John may have acknowledged defeat in the transportation field, but nothing could stop his obsession with tinkering in his workshop. Towards the end of the 1930s, and into the 1940s, John came up with a “Potato Planter.” It was a mechanical device that a farmer could use by simply walking along a furrow, jabbing the point of the device into the soil at a proper depth, and inserting the cut-potato seed into the soil. By extracting the tip it would cover itself up. This time, John had Rapid Engineering Company draw up the blueprints so he was able to file for a patent.

We can’t help but suspect that John maybe learned a lesson from the Philadelphia Air Show to finally protect his inventions. However, his “Potato Planter” may have been a little late.
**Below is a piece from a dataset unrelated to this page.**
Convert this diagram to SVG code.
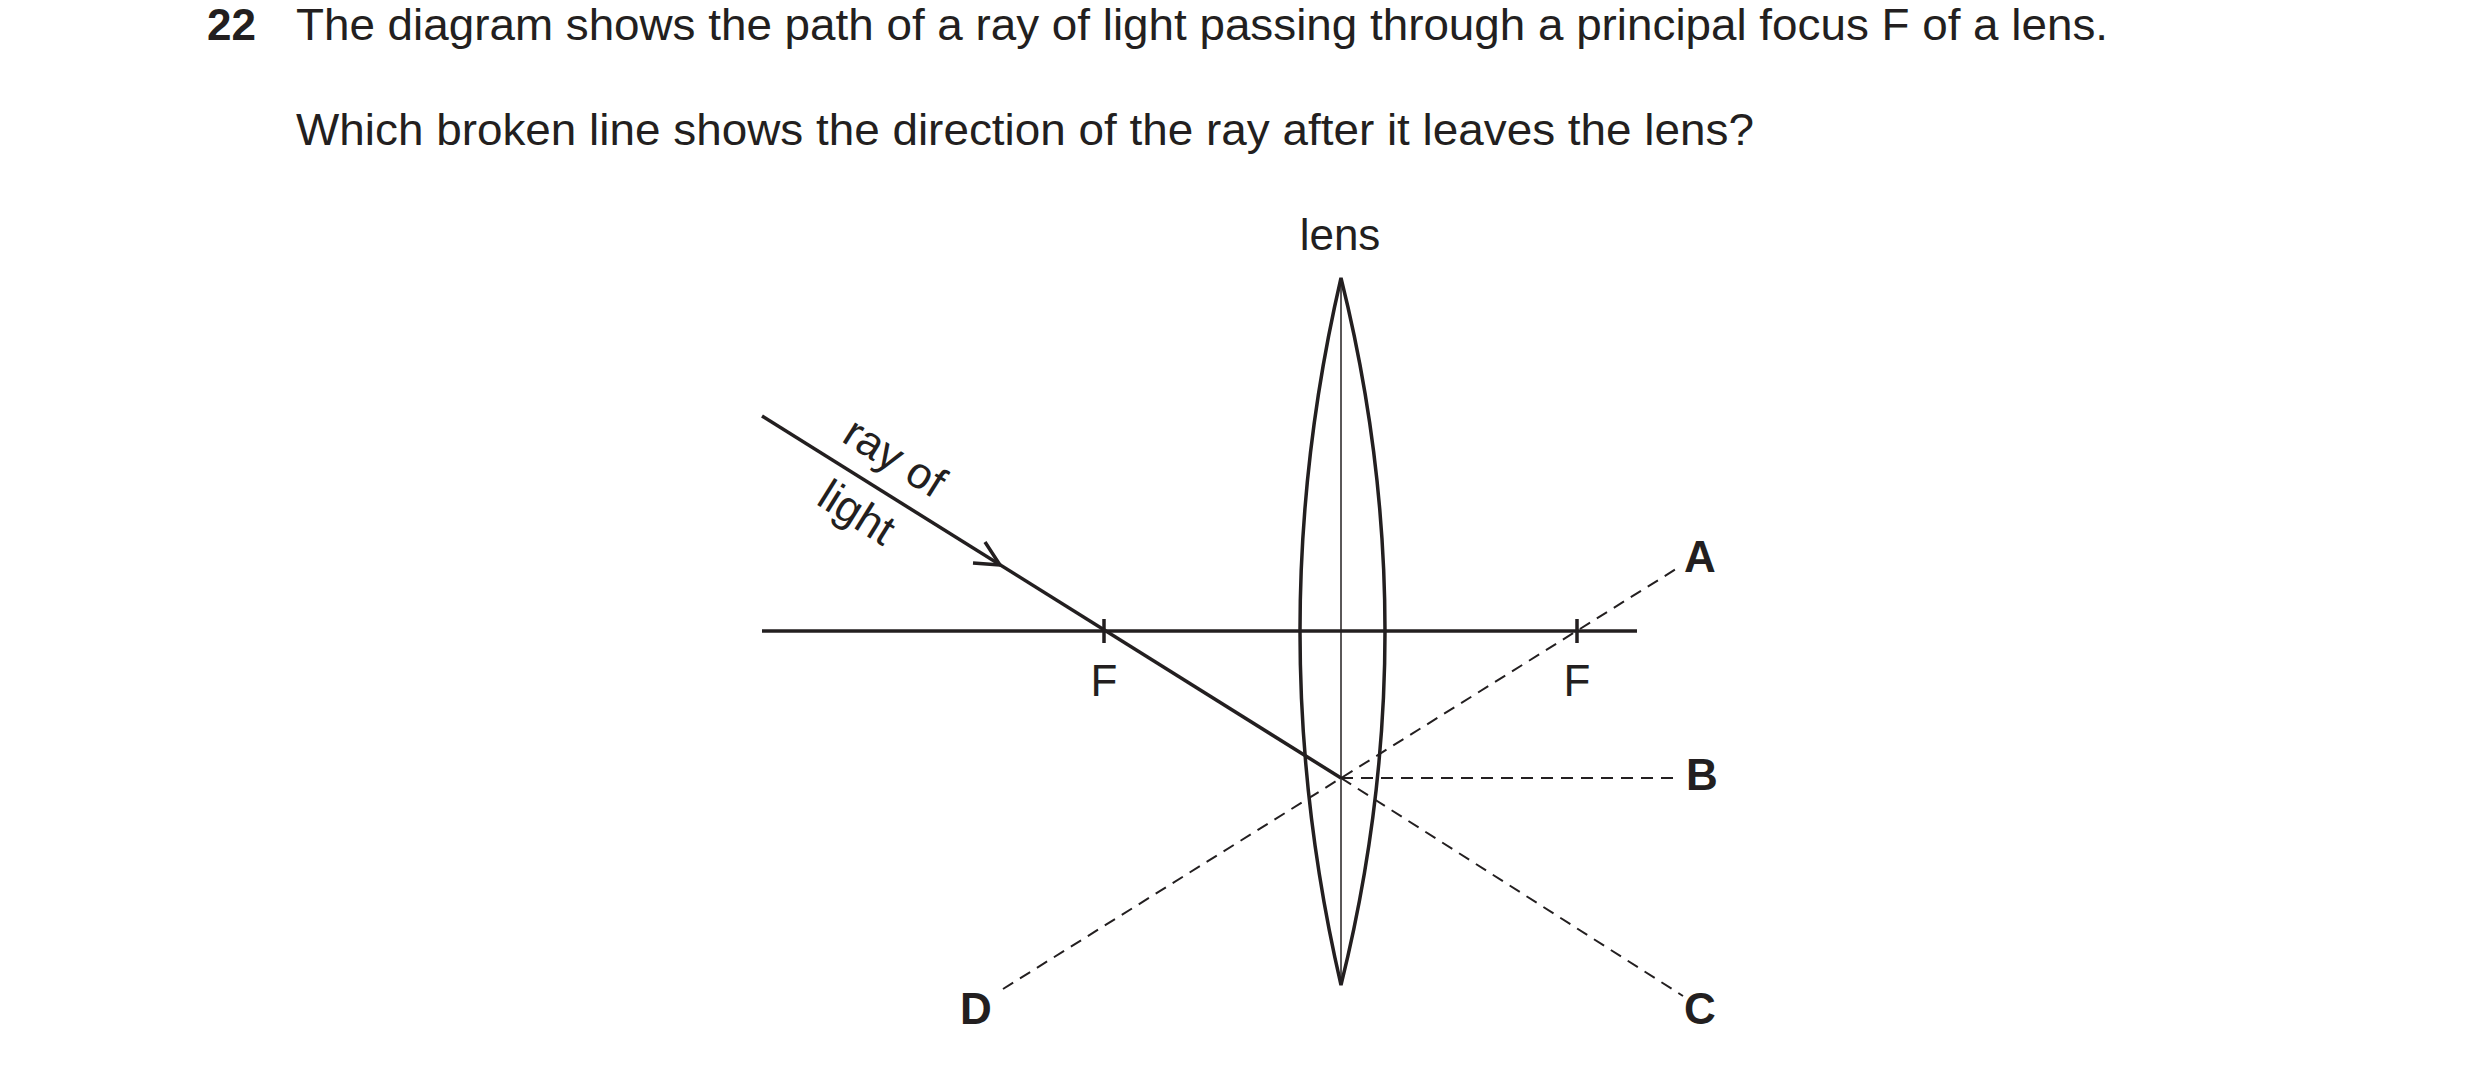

More mechanized planters were soon available.

In conclusion, so ended the saga of the “Lithuanian Flying Machine that went up, up, but not quite away!” The indomitable spirit of this exceptional Lithuanian deserves to be honored and remembered in this history of Lithuanian Town. He was a man who used every failure as a stepping stone to a better future, a man whose days were without hours, a man who stood up to laughter and sometimes ridicule, but who sought nothing but a vision in that somehow he could better the world he lived in. The size of this man can only be judged by the fact that throughout an endlessly active life, he never— like many great men — stopped to pat himself on the back! We think John is really “Flying around up there after all!”